Chronic renal failure is difficult to detect in its early phases. Because of the vast reserves f the kidney, the blood test measuring creatinine and blood urea nitrogen (BUN) used to check for kidney disease are normal until at least 70% of the kidney is non-functional. Urinalysis is often normal with the exception of the urine being poorly concentrated. This in itself is often a normal finding in a well-hydrated animal. Physical examination may reveal abnormalities in the size of the kidneys as may radiographs. He use of ultrasound to image the kidneys can give information suggestive of kidney disease. Ultimately kidney biopsy is the best way to define kidney disease, but this is rarely performed due to expense, risk and the fact that it rarely yields information that will radically alter treatment of the patient. In most instances, older animals with a history of polyuria and polydipsia with small kidneys on physical examination, radiographs and or ultrasonographic evaluation are deemed likely to have chronic renal failure.

Treatment of Chronic Kidney Disease:

The treatment for chronic renal disease varies depending on the stage at which it is identified. Most pets with early chronic renal failure ( normal to slightly elevated BUN and Creatinine, history of polyuria/polydipsia, normal appetite, no weight loss and normal blood count) are treated with special diets containing low levels of high quality protein, and low phosphorous content. These animals should also be evaluated for hypertension which is a common sequela to chronic renal disease.
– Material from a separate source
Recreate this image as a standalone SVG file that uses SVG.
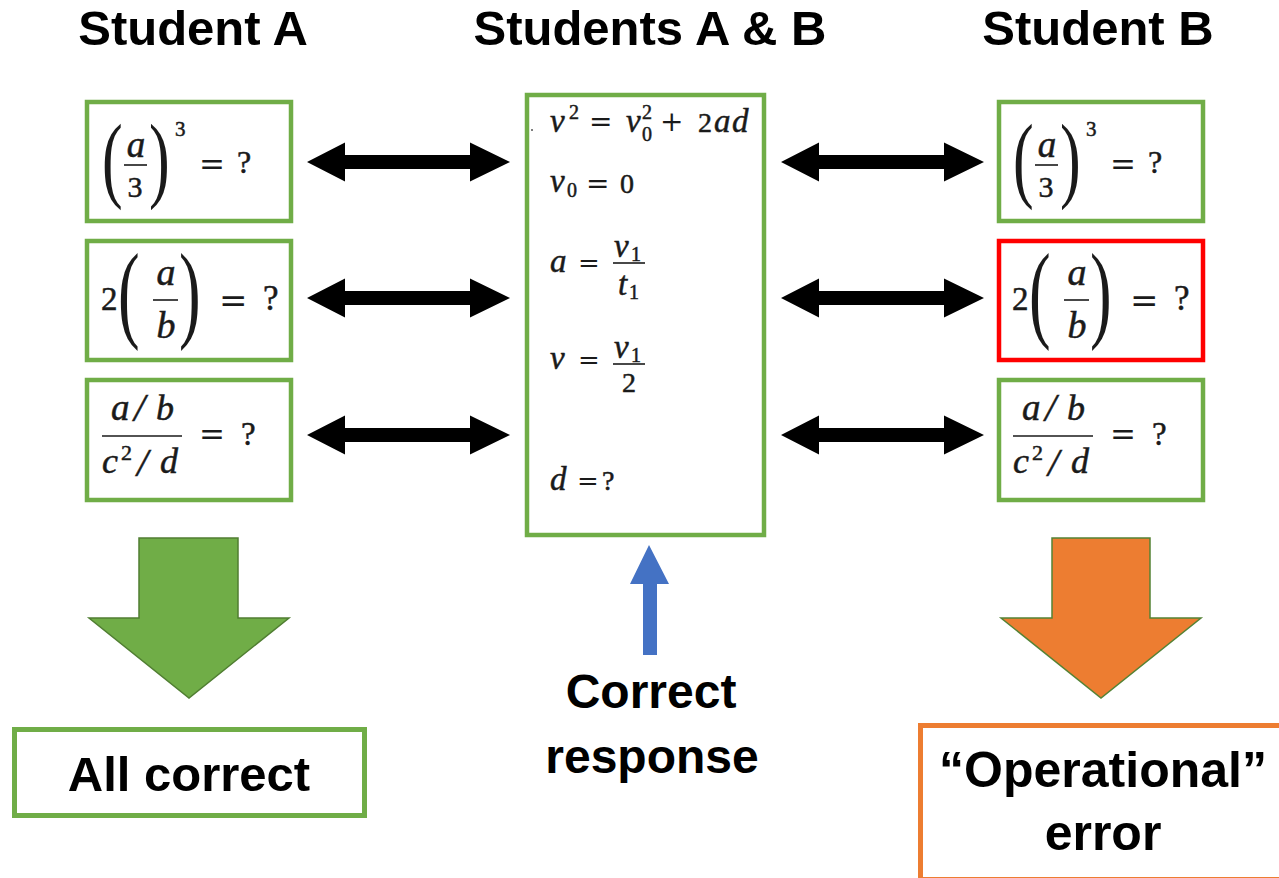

Animals with clinical symptoms such as weight loss, anorexia and anemia should be treated more aggressively. An initial 2-3 day period of hospitalization and aggressive fluid therapy is indicated to try to lower BUN and creatinine levels and restore appetite.. Supplemental treatments such as administration of phosphate binders to lower blood phosphorous levels and vitamins and bone marrow stimulants to ffightanemia may be indicated for certain cases. BUN and creatinine levels should be rechecked at the end of this period to evaluate response to therapy. Significant decreases in BUN and creatinine levels bode well for long term ssuccess whereas a worsening of the values or a failure to improve in the face of aggressive fluid therapy indicates a much more guarded prognosis for the pet.

Long term care for animals with moderate chronic renal failure involves the use of prescription low protein diets, and if possible the administration of subcutaneous fluids 2-3 times weekly by the owner. This in itself is probably the single most beneficial treatment for these patients in terms of maintaining the quality of life.

One of the most important things to realize about pets with managed chronic renal disease is that they are NOT normal! It is essential that they be closely monitored by the owner, and if anything out of the ordinary appears they should be rechecked by the veterinarian immediately. These animals walk a fine line between having enough kidney function to maintain themselves and going into full blown kidney shutdown. The most common things that tip them off the scale are events that lead to dehydration. Thus episodes of anorexia, vomiting or even lethargy where the animal is not getting up to drink adequately are cause for real concern. If these are not recognized promptly and addressed medically, it can result in the death of the pet.

Early diagnosis, appropriate treatment and identification of sequelae such as hypertension are critical in giving the best outcome for these pets. Done properly, treatment can add up to 3-4 years to the life of a pet.